Derrière l’écran de vapeur
La fumée de cigarette électronique a des effets néfastes sur certaines cellules de la bouche.
Par Jean Hamann
La cigarette électronique est sans doute moins nocive que la cigarette ordinaire, mais elle n’est pas inoffensive pour autant. En effet, une étude publiée par des chercheurs de l’Université Laval dans le Journal of Cellular Physiology montre que certaines cellules de la bouche exposées directement à la fumée de cigarette électronique meurent en grand nombre dès les premiers jours de vapotage.
L’équipe de Mahmoud Rouabhia, professeur à la Faculté de médecine dentaire et membre du Groupe de recherche en écologie buccale, arrive à ce constat après avoir exposé des cellules d’épithélium de gencive cultivées in vitro à la fumée de cigarette électronique. «L’épithélium buccal est la première ligne de défense de l’organisme contre le monde extérieur», rappelle le chercheur.
Mort cellulaire et dommages biologiques
Pour simuler ce qui se produit dans la bouche d’une personne lors d’une séance de vapotage, les chercheurs ont placé des cellules épithéliales cultivées in vitro dans une petite chambre contenant un peu de liquide faisant office de salive. La fumée de cigarette électronique était introduite dans cette chambre à raison de 2 «inhalations» de 5 secondes par minute pendant 15 minutes chaque jour.

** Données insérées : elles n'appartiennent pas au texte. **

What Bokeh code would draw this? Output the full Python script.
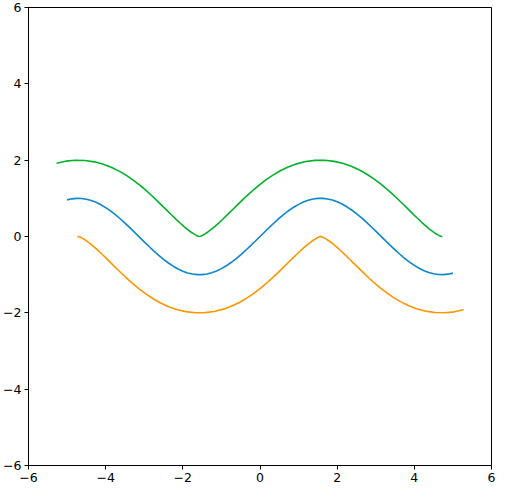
from bokeh.plotting import figure
from bokeh.models import FixedTicker, Range1d
from bokeh.embed import file_html
from bokeh.resources import INLINE

# Blue curve
blue_x = [-5.0, -4.875, -4.75, -4.625, -4.5, -4.375, -4.25, -4.125, -4.0, -3.875, -3.75, -3.625, -3.5, -3.375, -3.25, -3.125,
          -3.0, -2.875, -2.75, -2.625, -2.5, -2.375, -2.25, -2.125, -2.0, -1.875, -1.75, -1.625, -1.5, -1.375, -1.25, -1.125,
          -1.0, -0.875, -0.75, -0.625, -0.5, -0.375, -0.25, -0.125, 0.0,
          0.125, 0.25, 0.375, 0.5, 0.625, 0.75, 0.875, 1.0, 1.125, 1.25, 1.375, 1.5, 1.625, 1.75, 1.875, 2.0,
          2.125, 2.25, 2.375, 2.5, 2.625, 2.75, 2.875, 3.0, 3.125, 3.25, 3.375, 3.5, 3.625, 3.75, 3.875, 4.0,
          4.125, 4.25, 4.375, 4.5, 4.625, 4.75, 4.875, 5.0]
blue_y = [0.959, 0.987, 0.999, 0.996, 0.978, 0.943, 0.895, 0.832, 0.757, 0.669, 0.572, 0.465, 0.351, 0.231, 0.108, -0.017,
          -0.141, -0.263, -0.382, -0.494, -0.599, -0.694, -0.778, -0.850, -0.909, -0.954, -0.984, -0.999, -0.998, -0.981, -0.949, -0.902,
          -0.842, -0.768, -0.682, -0.585, -0.479, -0.366, -0.247, -0.125, 0.0,
          0.125, 0.247, 0.366, 0.479, 0.585, 0.682, 0.768, 0.842, 0.902, 0.949, 0.981, 0.998, 0.999, 0.984, 0.954, 0.909,
          0.850, 0.778, 0.694, 0.599, 0.494, 0.382, 0.263, 0.141, 0.017, -0.108, -0.231, -0.351, -0.465, -0.572, -0.669, -0.757,
          -0.832, -0.895, -0.943, -0.978, -0.996, -0.999, -0.987, -0.959]

# Green curve
green_x = [-5.273, -5.035, -4.788, -4.538, -4.294, -4.060, -3.843, -3.640, -3.453, -3.279, -3.116, -2.962, -2.816, -2.678, -2.545, -2.418,
           -2.297, -2.181, -2.071, -1.969, -1.875, -1.791, -1.718, -1.659, -1.616, -1.588, -1.575, -1.571, -1.571, -1.566, -1.551, -1.521,
           -1.475, -1.415, -1.341, -1.255, -1.160, -1.056, -0.946, -0.829, -0.707,
           -0.579, -0.446, -0.306, -0.160, -0.005, 0.160, 0.335, 0.525, 0.729, 0.949, 1.184, 1.430, 1.679, 1.925, 2.162, 2.384,
           2.591, 2.782, 2.959, 3.125, 3.281, 3.429, 3.569, 3.704, 3.832, 3.955, 4.072, 4.184, 4.288, 4.384, 4.471, 4.547,
           4.610, 4.657, 4.690, 4.706, 4.712, 4.712, 4.715, 4.727]
green_y = [1.921, 1.974, 1.999, 1.992, 1.956, 1.893, 1.808, 1.707, 1.594, 1.472, 1.345, 1.214, 1.081, 0.948, 0.817, 0.691,
           0.570, 0.456, 0.353, 0.261, 0.182, 0.118, 0.069, 0.035, 0.014, 0.004, 0.001, 0.0, 0.0, 0.001, 0.005, 0.016,
           0.038, 0.074, 0.125, 0.192, 0.272, 0.366, 0.471, 0.585, 0.707,
           0.835, 0.966, 1.098, 1.231, 1.362, 1.489, 1.609, 1.721, 1.821, 1.903, 1.963, 1.995, 1.997, 1.969, 1.912, 1.833,
           1.735, 1.625, 1.505, 1.379, 1.248, 1.116, 0.983, 0.852, 0.724, 0.601, 0.485, 0.379, 0.284, 0.201, 0.133, 0.080,
           0.042, 0.018, 0.006, 0.001, 0.0, 0.0, 0.0, 0.003]

# Orange curve
orange_x = [-4.727, -4.715, -4.712, -4.712, -4.706, -4.690, -4.657, -4.610, -4.547, -4.471, -4.384, -4.288, -4.184, -4.072, -3.955, -3.832,
            -3.704, -3.569, -3.429, -3.281, -3.125, -2.959, -2.782, -2.591, -2.384, -2.162, -1.925, -1.679, -1.430, -1.184, -0.949, -0.729,
            -0.525, -0.335, -0.160, 0.005, 0.160, 0.306, 0.446, 0.579, 0.707,
            0.829, 0.946, 1.056, 1.160, 1.255, 1.341, 1.415, 1.475, 1.521, 1.551, 1.566, 1.571, 1.571, 1.575, 1.588, 1.616,
            1.659, 1.718, 1.791, 1.875, 1.969, 2.071, 2.181, 2.297, 2.418, 2.545, 2.678, 2.816, 2.962, 3.116, 3.279, 3.453,
            3.640, 3.843, 4.060, 4.294, 4.538, 4.788, 5.035, 5.273]
orange_y = [-0.003, -0.0, 0.0, 0.0, -0.001, -0.006, -0.018, -0.042, -0.080, -0.133, -0.201, -0.284, -0.379, -0.485, -0.601, -0.724,
            -0.852, -0.983, -1.116, -1.248, -1.379, -1.505, -1.625, -1.735, -1.833, -1.912, -1.969, -1.997, -1.995, -1.963, -1.903, -1.821,
            -1.721, -1.609, -1.489, -1.362, -1.231, -1.098, -0.966, -0.835, -0.707,
            -0.585, -0.471, -0.366, -0.272, -0.192, -0.125, -0.074, -0.038, -0.016, -0.005, -0.001, 0.0, 0.0, -0.001, -0.004, -0.014,
            -0.035, -0.069, -0.118, -0.182, -0.261, -0.353, -0.456, -0.570, -0.691, -0.817, -0.948, -1.081, -1.214, -1.345, -1.472, -1.594,
            -1.707, -1.808, -1.893, -1.956, -1.992, -1.999, -1.974, -1.921]

ticks = [-6, -4, -2, 0, 2, 4, 6]
tick_labels = ["\u22126", "\u22124", "\u22122", "0", "2", "4", "6"]

p = figure(frame_width=463, frame_height=458, output_backend="svg", toolbar_location=None,
           x_range=Range1d(-6, 6), y_range=Range1d(-6, 6),
           min_border_top=7, min_border_right=5, min_border_left=10, min_border_bottom=10)
p.background_fill_color = "white"
p.border_fill_color = "white"
p.outline_line_color = "black"
p.outline_line_width = 1
p.xgrid.visible = False
p.ygrid.visible = False

for ax in (p.xaxis[0], p.yaxis[0]):
    ax.ticker = FixedTicker(ticks=ticks)
    ax.major_label_overrides = {t: l for t, l in zip(ticks, tick_labels)}
    ax.minor_tick_line_color = None
    ax.major_tick_out = 4
    ax.major_tick_in = 0
    ax.major_label_standoff = 3
    ax.major_label_text_font = "DejaVu Sans"
    ax.major_label_text_font_size = "12.5px"
    ax.major_label_text_color = "black"
    ax.axis_line_color = "black"
    ax.major_tick_line_color = "black"

p.line(blue_x, blue_y, line_color="#0a88cc", line_width=1.6)
p.line(green_x, green_y, line_color="#00b32c", line_width=1.6)
p.line(orange_x, orange_y, line_color="#ff9500", line_width=1.6)

open("out.html", "w").write(file_html(p, INLINE))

Premier constat: les cellules s’allongent et grossissent dès la deuxième journée d’exposition, et ces changements s’accentuent après la troisième journée. «Il s’agit d’un signe que les cellules évoluent vers la mort», souligne Mahmoud Rouabhia. Second constat: l’activité de l’enzyme LDH, un marqueur qui indique la présence de dommages biologiques, augmente en fonction du nombre d’expositions, passant du simple au double. «Ce résultat suggère que certains composés de la fumée de vapotage sont toxiques pour les cellules de la bouche», ajoute-t-il.
Les observations directes au microscope confirment son hypothèse. Le pourcentage de cellules mourantes ou mortes, qui se situe à 2% dans les cultures de cellules non exposées, passe à 18%, 40% et 53% après 1, 2 et 3 séances d’exposition à la fumée de vapotage. «La fumée de cigarette électronique n’est pas uniquement de la vapeur d’eau, rappelle le chercheur. Elle ne contient pas de composés goudronnés comme la cigarette ordinaire, mais elle expose tout de même les tissus de la bouche et des voies respiratoires aux composés résultant du chauffage de la glycérine végétale, du propylène glycol, des arômes et de la nicotine qu’on trouve dans le liquide des cigarettes électroniques.»
Ces résultats n’annoncent rien de bon, même si les effets cumulatifs de ces dommages cellulaires ne sont pas encore documentés. «Le dérèglement de la barrière de cellules qui assure notre défense peut accroître le risque d’infection, d’inflammation et de maladies parodontales, avance Mahmoud Rouabhia. À plus long terme, il pourrait se solder par un risque accru de cancer. C’est ce que nous voulons vérifier dans la suite de nos travaux.»